Haynie: I’ve always looked up to a lot of people—a cousin of mine, some older kids in my school who were athletes and good guys, and Jesus, of course, is the perfect role model, and the one whom I try to model my life after. I would have to say my dad has been my role model for my whole life, though, and he’s set such an awesome example for me to follow. His humor and light-hearted nature make everything in life enjoyable, and he always sacrifices and works incredibly hard for our family, and the love that he has shown to my mom, my sisters, and me has made me so grateful to have such an awesome dad. He’s shown me what it means to be a real man—a man of faith, and a man who is passionate about his family and his friends and his work. And he gave me a lacrosse stick when I was two days old and coached me since I was four years old!
McGlinn: How was your team when you played lacrosse for Princeton?
Haynie: I loved being a part of the Princeton Men’s lacrosse team. The guys were awesome, and I remember the first week of school my freshman year of college, I immediately felt welcomed into a new family, a new brotherhood of 48 guys. We played all the traditional rivals of Princeton—Hopkins, Syracuse, Virginia, Cornell, etc, and all of those games were huge deals. We played in Raven’s Stadium in Baltimore twice, in front of 20,000+ fans, and that was a lot of fun. We lost in the playoffs to Georgetown my junior year and Maryland my sophomore year, but we were able to win an Ivy title my sophomore year in 2006.
McGlinn: When did you hear your calling to be a theology teacher?
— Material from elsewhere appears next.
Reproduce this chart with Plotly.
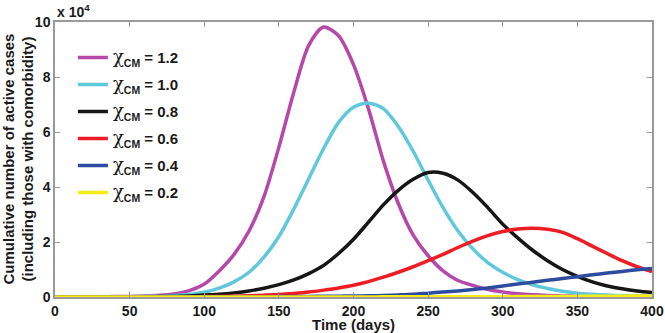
import plotly.graph_objects as go

days = list(range(0, 401, 10))

# Active cases in units of 10^4
chi_12 = [0.005, 0.006, 0.008, 0.011, 0.015, 0.022, 0.035, 0.06, 0.11, 0.23,
          0.47, 0.95, 1.55, 2.4, 3.65, 5.45, 7.45, 9.15, 9.82, 9.5,
          8.45, 6.85, 4.95, 3.4, 2.25, 1.5, 0.95, 0.6, 0.42, 0.27,
          0.18, 0.12, 0.08, 0.055, 0.04, 0.03, 0.02, 0.015, 0.01, 0.008, 0.006]
chi_10 = [0.003, 0.003, 0.004, 0.005, 0.007, 0.01, 0.02, 0.03, 0.05, 0.09,
          0.17, 0.32, 0.55, 0.9, 1.45, 2.2, 3.2, 4.3, 5.4, 6.35,
          6.9, 7.05, 6.85, 6.2, 5.3, 4.25, 3.25, 2.4, 1.75, 1.25,
          0.9, 0.63, 0.44, 0.31, 0.21, 0.14, 0.1, 0.07, 0.05, 0.035, 0.025]
chi_08 = [0.002, 0.002, 0.003, 0.004, 0.005, 0.007, 0.01, 0.014, 0.02, 0.04,
          0.07, 0.1, 0.15, 0.22, 0.32, 0.45, 0.62, 0.85, 1.15, 1.58,
          2.1, 2.72, 3.35, 3.88, 4.28, 4.53, 4.5, 4.25, 3.8, 3.25,
          2.65, 2.15, 1.7, 1.32, 1.0, 0.75, 0.55, 0.4, 0.3, 0.22, 0.16]
chi_06 = [0.001, 0.001, 0.002, 0.002, 0.003, 0.004, 0.005, 0.006, 0.008, 0.011,
          0.015, 0.02, 0.03, 0.045, 0.065, 0.09, 0.13, 0.18, 0.25, 0.33,
          0.43, 0.56, 0.72, 0.9, 1.1, 1.32, 1.55, 1.8, 2.03, 2.23,
          2.38, 2.47, 2.5, 2.46, 2.35, 2.12, 1.85, 1.58, 1.32, 1.1, 0.92]
chi_04 = [0.001, 0.001, 0.001, 0.002, 0.002, 0.002, 0.003, 0.003, 0.004, 0.005,
          0.006, 0.007, 0.008, 0.01, 0.012, 0.015, 0.018, 0.022, 0.026, 0.03,
          0.035, 0.045, 0.055, 0.075, 0.1, 0.14, 0.18, 0.22, 0.27, 0.33,
          0.4, 0.47, 0.54, 0.61, 0.67, 0.74, 0.81, 0.87, 0.93, 0.99, 1.04]
chi_02 = [0.0, 0.0, 0.0, 0.0, 0.0, 0.001, 0.001, 0.001, 0.001, 0.001,
          0.001, 0.001, 0.002, 0.002, 0.002, 0.002, 0.002, 0.003, 0.003, 0.003,
          0.004, 0.004, 0.005, 0.005, 0.006, 0.007, 0.008, 0.009, 0.01, 0.011,
          0.012, 0.014, 0.016, 0.018, 0.02, 0.022, 0.025, 0.028, 0.031, 0.035, 0.04]

series = [
    ("1.2", chi_12, "#B548A9"),
    ("1.0", chi_10, "#5FC9DB"),
    ("0.8", chi_08, "#161616"),
    ("0.6", chi_06, "#EE1D25"),
    ("0.4", chi_04, "#2D4B9F"),
    ("0.2", chi_02, "#F6EC16"),
]

x_ticks = list(range(0, 401, 50))
y_ticks = [0, 2, 4, 6, 8, 10]

FONT = "Liberation Sans, Arial, Helvetica, sans-serif"

fig = go.Figure()
for i, (lab, vals, col) in enumerate(series):
    fig.add_trace(go.Scatter(
        x=days, y=vals, mode="lines",
        line=dict(color=col, width=3.5, shape="spline", smoothing=0.8),
        name=("<span style='font-weight:normal;font-size:18px;font-family:DejaVu Serif'>χ</span>"
              "<sub>CM</sub> = " + lab),
        legendgroup="g%d" % i,
    ))

axis_common = dict(
    showline=True, linecolor="#9a9a9a", linewidth=1.5, mirror="ticks",
    ticks="inside", ticklen=5, tickcolor="#9a9a9a", tickwidth=1,
    showgrid=False, zeroline=False, automargin=False,
    tickfont=dict(family=FONT, size=14, color="#1a1a1a", weight="bold"),
)

fig.update_layout(
    width=665, height=333,
    margin=dict(l=55, r=13, t=22, b=36),
    paper_bgcolor="white", plot_bgcolor="white",
    font=dict(family=FONT, color="#1a1a1a"),
    xaxis=dict(range=[0, 400], tickvals=x_ticks, ticktext=[str(v) for v in x_ticks],
               **axis_common),
    yaxis=dict(range=[0, 10], tickvals=y_ticks, ticktext=[str(v) for v in y_ticks],
               **axis_common),
    legend=dict(x=0.03, y=0.93, xanchor="left", yanchor="top",
                bgcolor="rgba(0,0,0,0)", borderwidth=0,
                font=dict(family=FONT, size=15, color="#1a1a1a", weight="bold"),
                tracegroupgap=4.5, itemwidth=30),
    showlegend=True,
)

fig.add_annotation(text="<b>Cumulative number of active cases<br>(including those with comorbidity)</b>",
                   xref="paper", yref="paper", x=0, y=0.5, xanchor="center", yanchor="middle",
                   textangle=-90, showarrow=False, xshift=-37,
                   font=dict(family=FONT, size=15, color="#1a1a1a"))

fig.add_annotation(text="<b>x 10<sup>4</sup></b>", xref="paper", yref="paper",
                   x=0, y=1, xanchor="left", yanchor="bottom", showarrow=False,
                   font=dict(family=FONT, size=14, color="#1a1a1a"), yshift=0)

fig.add_annotation(text="<b>Time (days)</b>", xref="paper", yref="paper",
                   x=0.5, y=0, xanchor="center", yanchor="middle", showarrow=False,
                   font=dict(family=FONT, size=15, color="#1a1a1a"), yshift=-27)

fig.write_html("out.html", config={"displayModeBar": False},
               post_script="document.body.style.margin='0';")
Haynie: It has been a gradual calling, I’d say. As I mentioned at the chapel service, I had a powerful experience of God on a retreat when I was in high school, but it wasn’t until several years later that I came to understand how I would best be able to share Jesus Christ and His Church with others. At Princeton I took some religion classes, some of which were dubbed “faithbusters 101,” and these classes, which often made students leave their faith, inspired in me a desire to study theology more and “get to the bottom of the situation” in a sense. While studying theology at Notre Dame, I realized that I wanted to continue studying theology for the rest of my life, but that I also wanted to share what I had learned so far with other people. Teaching theology at the high school level seemed like an awesome way to pursue truth with smart kids in a great setting.
McGlinn: What did you do prior to coming to Malvern?
Haynie: I’ve been so blessed to have had the opportunity to work in a lot of different jobs before Malvern. At the end of college and the summer after I graduated from college, I worked in DC for political consultants, US Congressmen, and government contractors, and really enjoyed that work and living in DC. I lived abroad in Kenya and then Germany (working as a market researcher for a pharmaceutical company) during the year after college, and then I’ve taught at two different high schools—one in New Jersey and one outside Philadelphia, as well as going to grad school full time for two years out in Indiana.
McGlinn: Have you heard the rumors about your comparisons to Mr. Andrew DiDomenico? What are your thoughts about this?
Haynie: I haven’t heard much about these comparisons, but Mr. Didom is the man, and I’m happy to be mentioned in the same sentence as him. He’s been my mentor here at Malvern, and I’m grateful for his friendship and his guidance. Quality dude.